The story goes that Salvador Dali once visited Bomarzo and was so enthralled with the spot it inspired him to paint his surreal Temptation of Saint Anthony. We can’t confirm the story, but we can certainly see how you could make the connection.
Terme di Saturnia, Saturnia, Tuscany
According to an Etruscan/Roman legend, the hot springs of Saturnia were formed when Jupiter launched a lightning bolt at Saturn during a quarrel. Fortunately for Saturn (and for us) he missed and opened a great rift in the earth where hot watered poured forth. It’s more likely that the warm pools were formed by calcium carbonate deposits from the natural sulfurous hot springs accumulating over thousands of years, but who are we to say?
Adjacent to a luxury spa resort, Saturnia has two outdoor waterfalls, the most famous of which is the Cascate del Mulino, which features mineral-rich pools rising to temperatures of nearly 100° F/38° C. This, ahem, hot spot is absolutely free to the public and open all year round.

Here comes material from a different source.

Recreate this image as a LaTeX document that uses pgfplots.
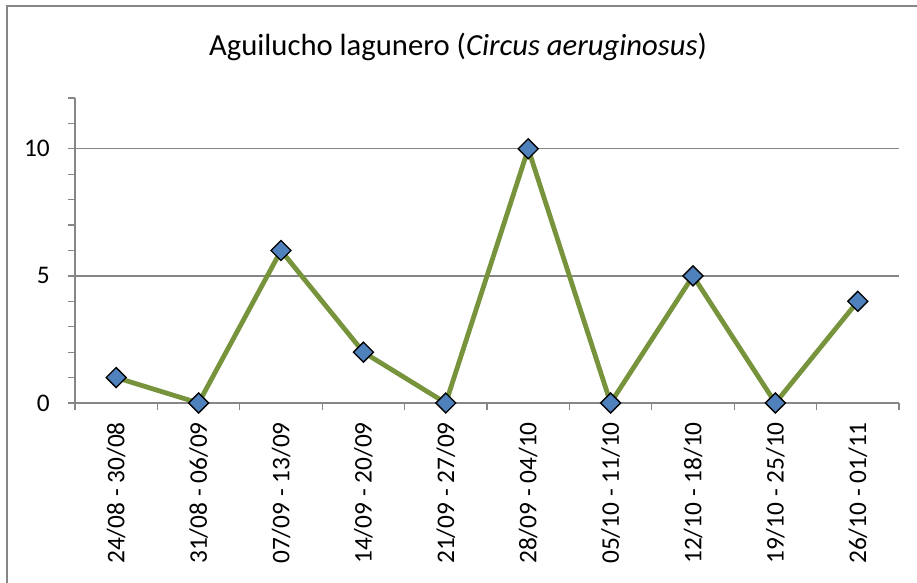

Via Cava di Sovana, Sovana, Tuscany
The Vie Cava are an ancient network of Etruscan roads surrounding Sovana, but their construction is like nothing you’ve ever seen. In English, ‘cava’ refers to an excavated road. This awesome artery was cut through 65-foot high tufa rock, presumably to create an easy path between settlements and the Etruscan tombs. Archeologists theorize that the chasm might also have been used as a system to direct rainwater or as an effective defense against enemies. If you go for a walk in the woods around Sovana you can tread a path that predates the birth of Christ.
La Scarzuola, Montegabbione, Umbria
This last destination is technically’outside the invisible border of Tuscia, but it’s nearby, and wonderful, so we’re including it…
Looking a bit like something out of an M.C. Escher drawing, La Scarzuola is a former Franciscan monastery originally constructed during the middle ages. In 1956, Italian architect Tomas Buzzi acquired it and transformed the property and grounds into a surrealist villa-cum-sculpture gallery with futuristic underpinnings.
In the way it juxtaposes symbolism, architecture, esoteric cultural references, and the beauty of the surrounding countryside, it’s similar to the Monster Park, but much more personal in nature. It’s often said that the work is Buzzi’s “autobiography in stone”. However you interpret it, most people find it bizarrely compelling.
How to Get There
Located smack dab in the middle of the country, Tuscia is about 75 miles / 120 km from the center of Rome and 125 miles / 200 km from Florence. Although there are some local train services to the area, we highly recommend touring by car to access these spectacular sites and all their surrounding towns and villages.
Where to Stay
Orvieto, once a hotbed of Etruscan civilizations, is a great base for traveling around Tuscia. It has one of central Italy’s best locations (along the A-1 Autostrada and the main train line between Rome and Florence), but more importantly, it’s home to The Museo Etrusco Claudio Faina and ancient Etruscan tombs. Both are conveniently located in Orvieto’s historical center.
Pitigliano is smaller in population than Orvieto but packs a big punch with its sheer cliffs looking down into a dramatic ravine. A classic Italian experience is to watch the golden Tuscan sunset from the balcony of one of Pitigliano’s charming hotels or B&Bs.
Viterbo is the capital of the province, the home to the University of Tuscia and in close proximity to a wide area of thermal springs, which especially attracts visitors there. Surrounded by well-preserved medieval walls, the city can be entered through impressive ancient gates.
What to Eat
The dishes of Tuscia are famously earthy and rustic. Although the Etruscans didn’t leave cookbooks lying around (or any writings, for that matter), archeologists have been able to piece together their eating habits by studying relics and remains found in their necropoli. Their favorite foods seem to have been game, poultry and lots of pork.
Unsurprisingly, today, the traditional cuisine of central Italy includes porchetta (roasted pork), pigeon and dove, cinghiale (wild boar), as well as hearty soups (Tuscan bean and lentils are popular), in addition to rich sheep and goat cheeses. From a country trattoria to a fine restaurant, you’re sure to find one or more of these delicacies on the menu.